I do need some rest…
You are a beautiful man! I knew I went on a tangent but…its only bytes.
Well, I hesitate to make this go on any longer, but I feel that this has to be said. While I agree that Remembrance Day should be celebrated — Sunday, Nov. 11 was Remembrance Day — not Monday. When Rembrance Day falls on a school day, the kids have no school — when it falls on a weekend, Monday is business as usual.
Remembrace day should not be celebrated- People died and we have remembrace day to remember them..not celebrate(I disagree with Sandy Nicholson)..we can remember people in school or at work.( without holiday)

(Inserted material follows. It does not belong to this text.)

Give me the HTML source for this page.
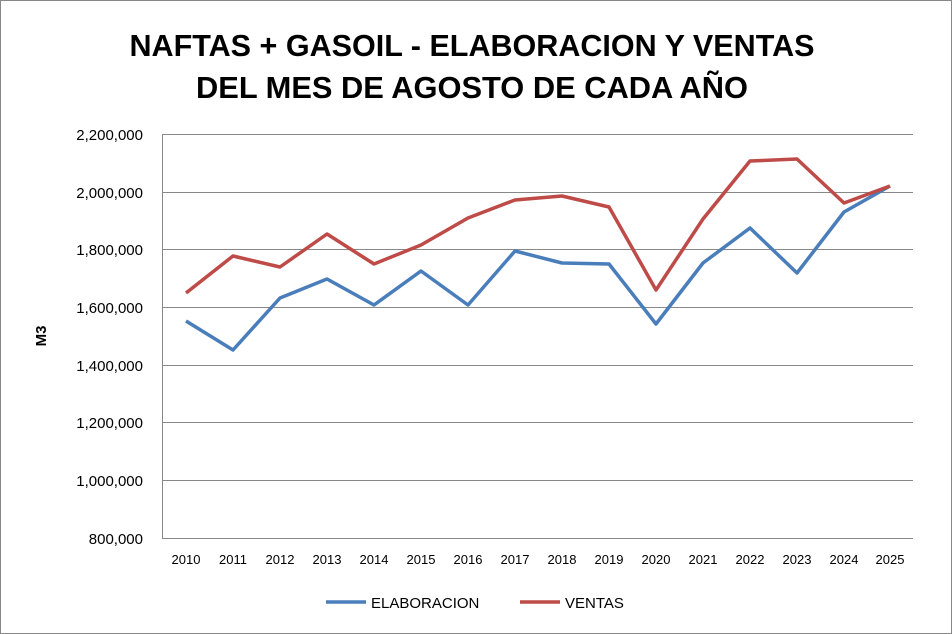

You cannot properly remember the supreme sacrifice our country made while at school or at work, unless you live in France.
I am a mother of four children and next week we will be studying all about remebrance day and what it means to us as Canadians. I will observe a moment of silence with my children on Nov. 11 and will help them see how fortunate they are to be free because of the brave men and women that fought for our freedom.